# REQUIRED TASK
Write the lines out again, from the top of the material to the line containing "(core) at (461,425)", pictures excluded.
───── RECORD SET
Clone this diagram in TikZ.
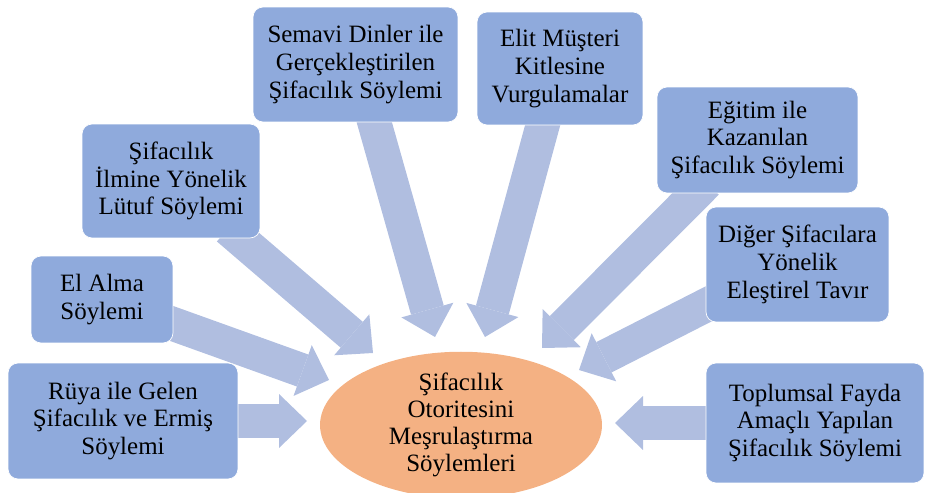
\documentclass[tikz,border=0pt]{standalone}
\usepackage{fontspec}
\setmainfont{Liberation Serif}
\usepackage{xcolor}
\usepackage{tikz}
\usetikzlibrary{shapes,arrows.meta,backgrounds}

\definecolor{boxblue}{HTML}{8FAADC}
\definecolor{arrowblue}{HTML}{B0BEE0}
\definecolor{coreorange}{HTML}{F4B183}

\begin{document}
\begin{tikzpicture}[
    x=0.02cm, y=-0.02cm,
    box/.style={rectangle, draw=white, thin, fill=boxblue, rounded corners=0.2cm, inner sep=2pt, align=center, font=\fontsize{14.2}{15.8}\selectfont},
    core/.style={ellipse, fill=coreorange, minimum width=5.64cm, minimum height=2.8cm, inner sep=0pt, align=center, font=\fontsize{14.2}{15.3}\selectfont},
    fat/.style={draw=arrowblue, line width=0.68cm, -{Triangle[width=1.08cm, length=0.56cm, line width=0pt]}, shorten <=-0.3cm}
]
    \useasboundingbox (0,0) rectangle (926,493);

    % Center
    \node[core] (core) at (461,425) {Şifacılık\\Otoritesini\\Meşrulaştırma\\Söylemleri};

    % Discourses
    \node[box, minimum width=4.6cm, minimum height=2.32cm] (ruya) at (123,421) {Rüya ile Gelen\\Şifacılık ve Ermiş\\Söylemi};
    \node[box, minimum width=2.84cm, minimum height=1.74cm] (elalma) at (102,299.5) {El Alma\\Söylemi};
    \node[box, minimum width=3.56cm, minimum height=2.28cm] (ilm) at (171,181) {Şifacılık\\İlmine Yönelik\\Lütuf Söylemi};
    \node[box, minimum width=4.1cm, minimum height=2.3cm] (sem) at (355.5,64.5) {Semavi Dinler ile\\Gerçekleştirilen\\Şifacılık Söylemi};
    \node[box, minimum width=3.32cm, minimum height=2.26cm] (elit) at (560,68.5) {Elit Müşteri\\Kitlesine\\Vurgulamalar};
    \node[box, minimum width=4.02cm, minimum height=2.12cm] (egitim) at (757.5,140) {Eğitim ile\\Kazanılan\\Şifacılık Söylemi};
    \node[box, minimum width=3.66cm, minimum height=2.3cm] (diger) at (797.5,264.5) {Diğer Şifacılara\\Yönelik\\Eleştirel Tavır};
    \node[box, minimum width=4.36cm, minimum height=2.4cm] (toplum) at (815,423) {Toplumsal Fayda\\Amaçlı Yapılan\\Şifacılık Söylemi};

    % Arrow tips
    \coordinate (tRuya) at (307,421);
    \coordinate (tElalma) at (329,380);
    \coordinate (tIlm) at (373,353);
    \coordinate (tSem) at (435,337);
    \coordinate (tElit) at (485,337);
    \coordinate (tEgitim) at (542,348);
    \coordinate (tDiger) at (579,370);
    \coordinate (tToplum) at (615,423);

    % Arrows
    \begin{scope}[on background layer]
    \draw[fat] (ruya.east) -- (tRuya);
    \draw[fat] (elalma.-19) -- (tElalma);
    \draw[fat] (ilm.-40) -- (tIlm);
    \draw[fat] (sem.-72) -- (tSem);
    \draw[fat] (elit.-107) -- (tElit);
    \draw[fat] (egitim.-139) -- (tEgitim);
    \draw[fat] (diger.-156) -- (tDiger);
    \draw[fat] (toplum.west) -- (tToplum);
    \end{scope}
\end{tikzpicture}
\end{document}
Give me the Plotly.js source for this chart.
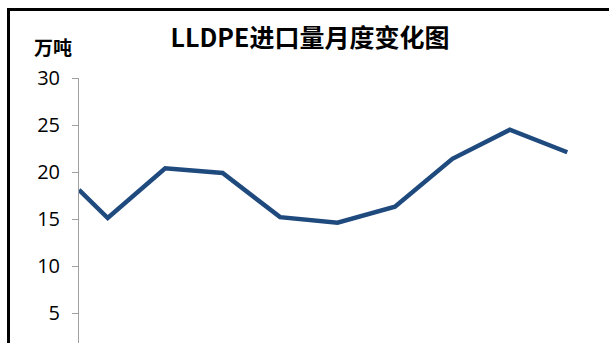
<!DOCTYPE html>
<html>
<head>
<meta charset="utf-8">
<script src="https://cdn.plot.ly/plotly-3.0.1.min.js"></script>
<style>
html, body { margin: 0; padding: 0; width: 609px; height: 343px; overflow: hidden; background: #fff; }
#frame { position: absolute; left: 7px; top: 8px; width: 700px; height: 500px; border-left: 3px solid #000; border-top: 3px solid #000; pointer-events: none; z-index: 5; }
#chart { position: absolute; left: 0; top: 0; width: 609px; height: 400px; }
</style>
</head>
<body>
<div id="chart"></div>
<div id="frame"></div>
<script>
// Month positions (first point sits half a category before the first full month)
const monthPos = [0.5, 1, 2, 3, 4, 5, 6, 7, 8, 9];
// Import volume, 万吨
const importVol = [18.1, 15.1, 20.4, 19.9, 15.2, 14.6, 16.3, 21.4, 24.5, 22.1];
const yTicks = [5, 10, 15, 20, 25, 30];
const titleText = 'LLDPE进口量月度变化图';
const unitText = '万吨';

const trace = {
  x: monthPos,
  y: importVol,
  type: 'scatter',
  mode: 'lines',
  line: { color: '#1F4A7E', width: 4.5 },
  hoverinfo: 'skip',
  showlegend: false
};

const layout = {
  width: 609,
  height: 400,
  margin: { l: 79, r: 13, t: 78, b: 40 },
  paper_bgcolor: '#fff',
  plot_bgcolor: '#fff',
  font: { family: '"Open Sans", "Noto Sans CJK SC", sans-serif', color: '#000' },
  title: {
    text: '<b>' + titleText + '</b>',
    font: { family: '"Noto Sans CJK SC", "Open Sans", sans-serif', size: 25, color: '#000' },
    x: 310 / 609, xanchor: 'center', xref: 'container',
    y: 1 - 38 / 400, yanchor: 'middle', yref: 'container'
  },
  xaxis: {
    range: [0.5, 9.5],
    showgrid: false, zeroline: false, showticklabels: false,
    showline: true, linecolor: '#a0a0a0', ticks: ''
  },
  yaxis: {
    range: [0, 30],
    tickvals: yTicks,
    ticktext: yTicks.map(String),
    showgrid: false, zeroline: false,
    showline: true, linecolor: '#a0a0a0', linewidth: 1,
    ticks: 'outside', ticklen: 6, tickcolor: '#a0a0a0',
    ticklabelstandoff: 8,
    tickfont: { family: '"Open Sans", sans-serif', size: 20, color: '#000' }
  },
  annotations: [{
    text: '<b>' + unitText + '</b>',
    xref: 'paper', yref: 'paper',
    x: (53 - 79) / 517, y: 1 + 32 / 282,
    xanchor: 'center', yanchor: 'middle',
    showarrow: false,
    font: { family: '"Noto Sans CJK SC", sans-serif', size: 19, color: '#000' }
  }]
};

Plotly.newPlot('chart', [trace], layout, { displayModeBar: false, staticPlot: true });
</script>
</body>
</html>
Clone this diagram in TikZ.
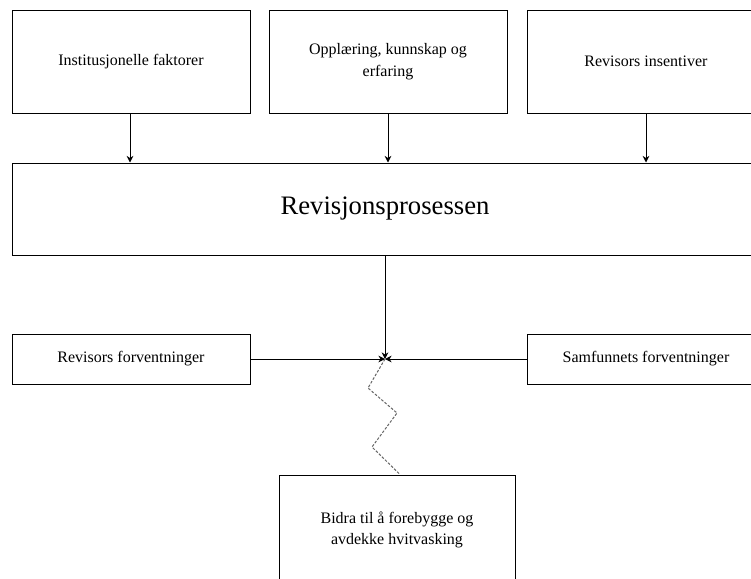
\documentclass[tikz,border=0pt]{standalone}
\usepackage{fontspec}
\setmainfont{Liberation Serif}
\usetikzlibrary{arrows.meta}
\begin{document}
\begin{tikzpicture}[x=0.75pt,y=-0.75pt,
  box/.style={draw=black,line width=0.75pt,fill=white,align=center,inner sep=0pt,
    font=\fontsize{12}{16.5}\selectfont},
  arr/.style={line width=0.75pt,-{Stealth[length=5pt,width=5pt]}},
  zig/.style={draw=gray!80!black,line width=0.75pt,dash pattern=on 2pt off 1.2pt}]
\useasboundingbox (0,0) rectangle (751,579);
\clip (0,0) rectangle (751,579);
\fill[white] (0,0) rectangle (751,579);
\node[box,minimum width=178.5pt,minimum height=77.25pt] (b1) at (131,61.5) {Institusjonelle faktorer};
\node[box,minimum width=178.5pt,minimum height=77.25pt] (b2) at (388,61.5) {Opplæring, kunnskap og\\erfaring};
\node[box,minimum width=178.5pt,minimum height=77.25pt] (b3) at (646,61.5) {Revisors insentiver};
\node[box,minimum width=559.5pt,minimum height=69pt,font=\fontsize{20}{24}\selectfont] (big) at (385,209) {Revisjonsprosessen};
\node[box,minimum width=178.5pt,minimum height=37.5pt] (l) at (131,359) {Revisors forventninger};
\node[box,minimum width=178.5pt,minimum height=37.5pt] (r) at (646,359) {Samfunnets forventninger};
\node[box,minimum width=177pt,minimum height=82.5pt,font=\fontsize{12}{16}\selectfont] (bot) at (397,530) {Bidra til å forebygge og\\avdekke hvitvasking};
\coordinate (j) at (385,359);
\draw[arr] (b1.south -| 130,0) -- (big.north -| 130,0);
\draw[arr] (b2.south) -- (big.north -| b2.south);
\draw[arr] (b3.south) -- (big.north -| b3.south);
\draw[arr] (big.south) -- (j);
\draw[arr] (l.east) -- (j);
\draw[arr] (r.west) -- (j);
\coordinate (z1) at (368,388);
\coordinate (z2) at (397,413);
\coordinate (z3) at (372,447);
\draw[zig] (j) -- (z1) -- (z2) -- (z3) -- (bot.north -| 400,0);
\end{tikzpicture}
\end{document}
──────────
# TASK OUTPUT
Clone this diagram in TikZ.
\documentclass[tikz,border=0pt]{standalone}
\usepackage{fontspec}
\setmainfont{Liberation Serif}
\usepackage{xcolor}
\usepackage{tikz}
\usetikzlibrary{shapes,arrows.meta,backgrounds}

\definecolor{boxblue}{HTML}{8FAADC}
\definecolor{arrowblue}{HTML}{B0BEE0}
\definecolor{coreorange}{HTML}{F4B183}

\begin{document}
\begin{tikzpicture}[
    x=0.02cm, y=-0.02cm,
    box/.style={rectangle, draw=white, thin, fill=boxblue, rounded corners=0.2cm, inner sep=2pt, align=center, font=\fontsize{14.2}{15.8}\selectfont},
    core/.style={ellipse, fill=coreorange, minimum width=5.64cm, minimum height=2.8cm, inner sep=0pt, align=center, font=\fontsize{14.2}{15.3}\selectfont},
    fat/.style={draw=arrowblue, line width=0.68cm, -{Triangle[width=1.08cm, length=0.56cm, line width=0pt]}, shorten <=-0.3cm}
]
    \useasboundingbox (0,0) rectangle (926,493);

    % Center
    \node[core] (core) at (461,425) {Şifacılık\\Otoritesini\\Meşrulaştırma\\Söylemleri};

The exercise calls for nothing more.